Regulator / Inspector expectation: files must show that staff were recruited safely and lawfully

Regulator / Inspector expectation

CQC will often look closely at recruitment files when assessing whether staff have been recruited safely. Inspectors are not usually reassured by verbal descriptions of good practice if the documentary evidence is weak. They are likely to expect clear identity checks, employment history review, appropriate DBS and barring information, verified references, role-relevant interview evidence and a coherent rationale for appointment.

If a provider cannot evidence these things consistently, it may face challenge not only on recruitment but on governance and leadership more broadly. File quality therefore matters well beyond HR.

Governance, audit and continuous improvement

Recruitment file compliance improves when providers move beyond checklist completion and introduce active audit. This means regularly sampling files, identifying recurring weaknesses, retraining managers where needed and checking whether documentation quality differs between services or recruiting leads. Providers should also review whether staffing pressure is affecting file quality. If documents become weaker whenever vacancies rise, that is a sign that governance controls need strengthening.
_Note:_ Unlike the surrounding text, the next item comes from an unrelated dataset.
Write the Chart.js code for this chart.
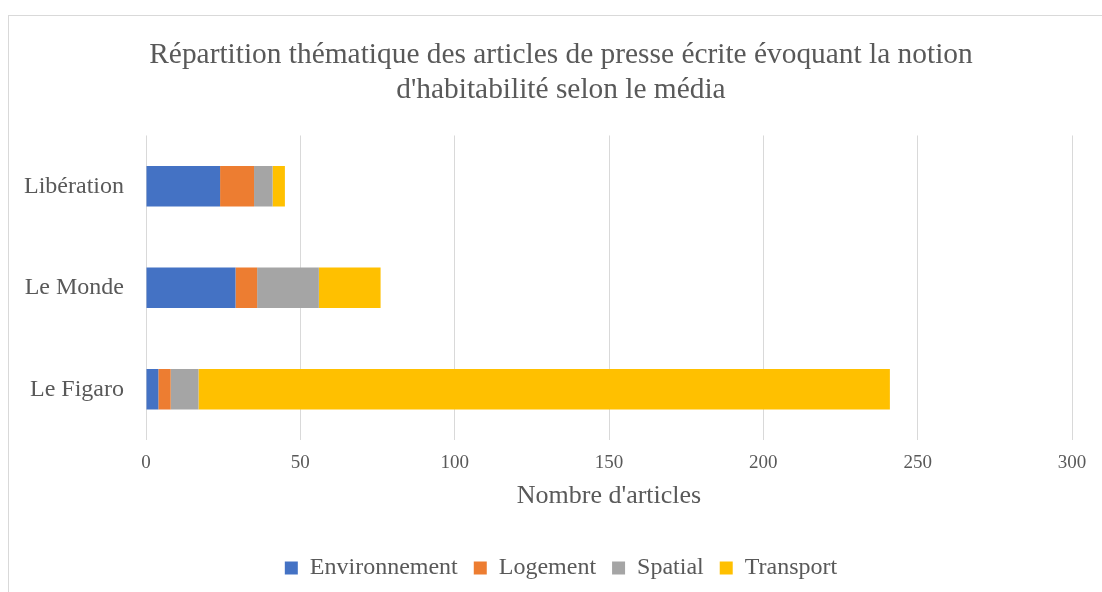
<!DOCTYPE html>
<html lang="fr">
<head>
    <meta charset="UTF-8">
    <title>Répartition thématique des articles</title>
    <script src="https://cdn.jsdelivr.net/npm/chart.js"></script>
    <style>
        html, body { margin: 0; padding: 0; background: #fff; overflow: hidden; }
        #wrap { position: absolute; left: 8px; top: 15px; width: 1108px; height: 590px; border: 1px solid #d9d9d9; }
    </style>
</head>
<body>
    <div id="wrap"><canvas id="chart" width="1108" height="590"></canvas></div>

    <script>
        // Data
        const medias = ['Libération', 'Le Monde', 'Le Figaro'];
        const environnement = [24, 29, 4];
        const logement = [11, 7, 4];
        const spatial = [6, 20, 9];
        const transport = [4, 20, 224];

        const textColor = '#595959';
        const serif = "'Liberation Serif', 'Times New Roman', serif";

        let ctx = document.getElementById('chart').getContext('2d');
        new Chart(ctx, {
            type: 'bar',
            data: {
                labels: medias,
                datasets: [
                    { label: 'Environnement', data: environnement, backgroundColor: '#4472C4' },
                    { label: 'Logement', data: logement, backgroundColor: '#ED7D31' },
                    { label: 'Spatial', data: spatial, backgroundColor: '#A5A5A5' },
                    { label: 'Transport', data: transport, backgroundColor: '#FFC000' }
                ]
            },
            options: {
                indexAxis: 'y',
                responsive: false,
                animation: false,
                datasets: { bar: { barPercentage: 0.4, categoryPercentage: 1 } },
                layout: { padding: { left: 41, right: 45, top: 0, bottom: 16 } },
                plugins: {
                    title: {
                        display: true,
                        text: ['Répartition thématique des articles de presse écrite évoquant la notion',
                               "d'habitabilité selon le média"],
                        color: textColor,
                        font: { family: serif, size: 29.4, weight: 'normal', lineHeight: 1.19 },
                        padding: { top: 22, bottom: 27.5 }
                    },
                    legend: {
                        position: 'bottom',
                        labels: {
                            color: textColor,
                            font: { family: serif, size: 24 },
                            boxWidth: 13,
                            boxHeight: 13,
                            padding: 16
                        }
                    },
                    tooltip: { enabled: false }
                },
                scales: {
                    x: {
                        stacked: true,
                        min: 0,
                        max: 300,
                        ticks: { stepSize: 50, color: textColor, font: { family: serif, size: 19 }, padding: 12 },
                        grid: { color: '#d9d9d9', drawTicks: false },
                        border: { display: false },
                        title: {
                            display: true,
                            text: "Nombre d'articles",
                            color: textColor,
                            font: { family: serif, size: 26 },
                            padding: { top: 0, bottom: 28 }
                        },
                        afterFit: function (scale) { scale.height = 100; }
                    },
                    y: {
                        stacked: true,
                        // mirrored labels are not clipped to the narrow axis box
                        ticks: {
                            color: textColor,
                            font: { family: serif, size: 24 },
                            mirror: true,
                            crossAlign: 'far',
                            padding: -122
                        },
                        grid: { display: false, drawTicks: false },
                        border: { display: false },
                        afterFit: function (scale) { scale.width = 96; }
                    }
                }
            }
        });
    </script>
</body>
</html>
File compliance should also connect to onboarding and retention. Good files often reveal early development needs, such as limited sector experience, weaker confidence around safeguarding or the need for closer supervision during probation. In that sense, recruitment documentation can help shape safer induction as well as support inspection readiness.

In adult social care, recruitment file compliance is not just about passing an audit. It is about evidencing that the organisation recruits with care, judgement and accountability. Providers that get the detail right are better placed to reduce risk, build stronger teams and demonstrate credible governance to commissioners and CQC alike.